On Sat, Jul 27, 2013 at 4:47 PM, Mojca Miklavec wrote:
I note that the plain TeX version of closing quotes, '' still works.
It doesn't. You get two apostrophes (which usually happen to look like a double quotation mark).
I need to add that converting character 27 (') into apostrophe was considered a crucial functionality, so it was kept. Nobody can imagine getting the proper apostrophe on keyboard and its use is very common. On the other hand many languages use different quotation marks and using ``these'' is completely "americanocentric". On top, auto-replacement lead to inability to typeset the actual backtick (`) when it's needed. So yes, getting rid of `` replaced by quotation by default *was* an improvement. If you are worried about the number of strokes you can always configure your keyboard to give the quotation marks by pressing alt-gr+something (an equivalent effort of typing an uppercase letter). Or you can define \def\q#1{\quotation{#1}} The big advantage of \quotation{...} is that it automatically gives you the right quotation marks for the active language.
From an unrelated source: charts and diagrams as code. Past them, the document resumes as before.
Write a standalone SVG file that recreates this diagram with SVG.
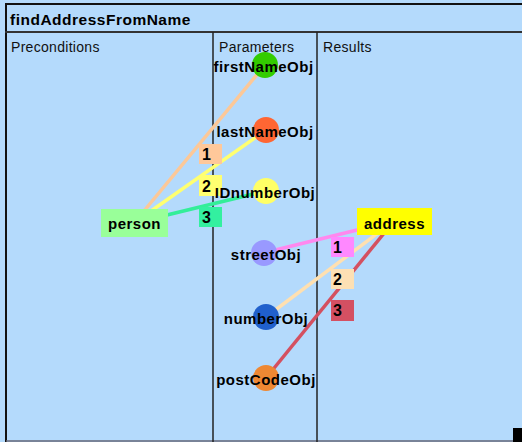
<svg xmlns="http://www.w3.org/2000/svg" width="522" height="442" viewBox="0 0 522 442">
<style>
.bg{fill:#b4dafc}
.frame{stroke:#111;stroke-width:2;fill:none}
.col{stroke:#222;stroke-width:1.5}
.title{font-family:"Liberation Sans",Arial,sans-serif;font-weight:bold;font-size:15.5px;letter-spacing:0.5px;fill:#000}
.head{font-family:"Liberation Sans",Arial,sans-serif;font-size:14px;letter-spacing:0.3px;fill:#111}
.lbl{font-family:"Liberation Sans",Arial,sans-serif;font-weight:bold;font-size:15px;letter-spacing:0.5px;fill:#000;text-anchor:middle}
.num{font-family:"Liberation Sans",Arial,sans-serif;font-weight:bold;font-size:16px;fill:#000}
.edge{stroke-width:3.5;fill:none}
</style>
<rect class="bg" x="0" y="0" width="522" height="442"/>
<line x1="5" y1="4" x2="522" y2="4" class="frame"/>
<line x1="6" y1="3" x2="6" y2="442" class="frame"/>
<line x1="5" y1="32" x2="522" y2="32" stroke="#333" stroke-width="2"/>
<line x1="6" y1="441" x2="522" y2="441" stroke="#667" stroke-width="1.5"/>
<line x1="213" y1="32" x2="213" y2="442" class="col"/>
<line x1="317" y1="32" x2="317" y2="442" class="col"/>
<rect x="513" y="428" width="9" height="14" fill="#000"/>
<text class="title" x="10" y="25">findAddressFromName</text>
<text class="head" x="11" y="52">Preconditions</text>
<text class="head" x="219" y="52">Parameters</text>
<text class="head" x="323" y="52">Results</text>

<g id="connectors">
<line class="edge" x1="134" y1="223" x2="265" y2="65" stroke="#fcc898"/>
<line class="edge" x1="134" y1="223" x2="266" y2="130" stroke="#ffff70"/>
<line class="edge" x1="134" y1="223" x2="266" y2="191" stroke="#33ee99"/>
<line class="edge" x1="394" y1="221" x2="263" y2="253" stroke="#ff88ee"/>
<line class="edge" x1="394" y1="221" x2="266" y2="317" stroke="#ffe0b0"/>
<line class="edge" x1="394" y1="221" x2="266" y2="378" stroke="#d45060"/>
<g id="labels-left">
<rect x="199" y="144" width="23" height="20" fill="#ffc89a"/><text class="num" x="202" y="160">1</text>
<rect x="199" y="175" width="23" height="21" fill="#ffff70"/><text class="num" x="202" y="192">2</text>
<rect x="199" y="207" width="23" height="20" fill="#33f0a0"/><text class="num" x="202" y="223">3</text>
</g>
<g id="labels-right">
<rect x="331" y="237" width="23" height="20" fill="#ff88ff"/><text class="num" x="333" y="253">1</text>
<rect x="331" y="269" width="23" height="20" fill="#fde0b4"/><text class="num" x="333" y="285">2</text>
<rect x="331" y="300" width="23" height="21" fill="#d45062"/><text class="num" x="333" y="316">3</text>
</g>
</g>

<g id="person"><rect x="101" y="209" width="67" height="28" fill="#99ff99"/><text class="lbl" x="134.5" y="229">person</text></g>
<g id="address"><rect x="357" y="208" width="75" height="27" fill="#ffff00"/><text class="lbl" x="394.5" y="229">address</text></g>

<g id="firstNameObj"><circle cx="265" cy="65" r="13" fill="#33cc00"/><text class="lbl" x="263.5" y="72">firstNameObj</text></g>
<g id="lastNameObj"><circle cx="266" cy="130" r="13" fill="#ff6633"/><text class="lbl" x="265" y="137">lastNameObj</text></g>
<g id="IDnumberObj"><circle cx="266" cy="191" r="13" fill="#ffff66"/><text class="lbl" x="265" y="198">IDnumberObj</text></g>
<g id="streetObj"><circle cx="264" cy="253" r="13" fill="#9999ff"/><text class="lbl" x="266" y="260">streetObj</text></g>
<g id="numberObj"><circle cx="266" cy="317" r="13" fill="#2060cc"/><text class="lbl" x="266" y="324">numberObj</text></g>
<g id="postCodeObj"><circle cx="266" cy="378" r="13" fill="#ee8833"/><text class="lbl" x="266" y="385">postCodeObj</text></g>
</svg>
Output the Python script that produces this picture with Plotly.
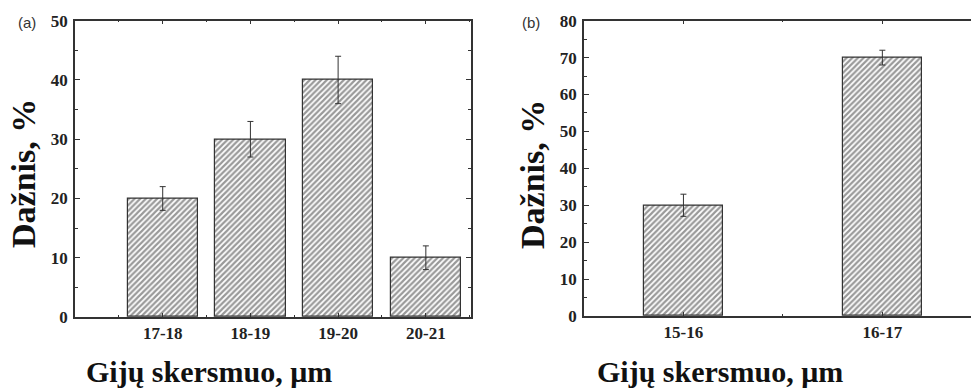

And for me it's also convenient that I can easily switch which quotation marks are used (both guilemets and "double comma-style" are allowed in our grammar, and I sometimes change my mind about which ones should be used in the middle of the project). Or I could change the quoted text to become italic. Mojca PS: I'm sometimes mad at what TeX did. Every (La)TeX user read a (La)TeX tutorial at some point and nowadays probably 80% users in my country still use "\v{c}" (not being aware that they could type the Unicode characters the same way as they do in Word), either the wrong font encoding (OT1; without proper hyphenation and with weirdly composed glyphs) or the bitmap fonts, and the grammatically incorrect version of ``quotes''. This is what they learnt from manuals. In ConTeXt UTF-8 just works and \quotation{...} is a lot better than those weird ``artefacts''.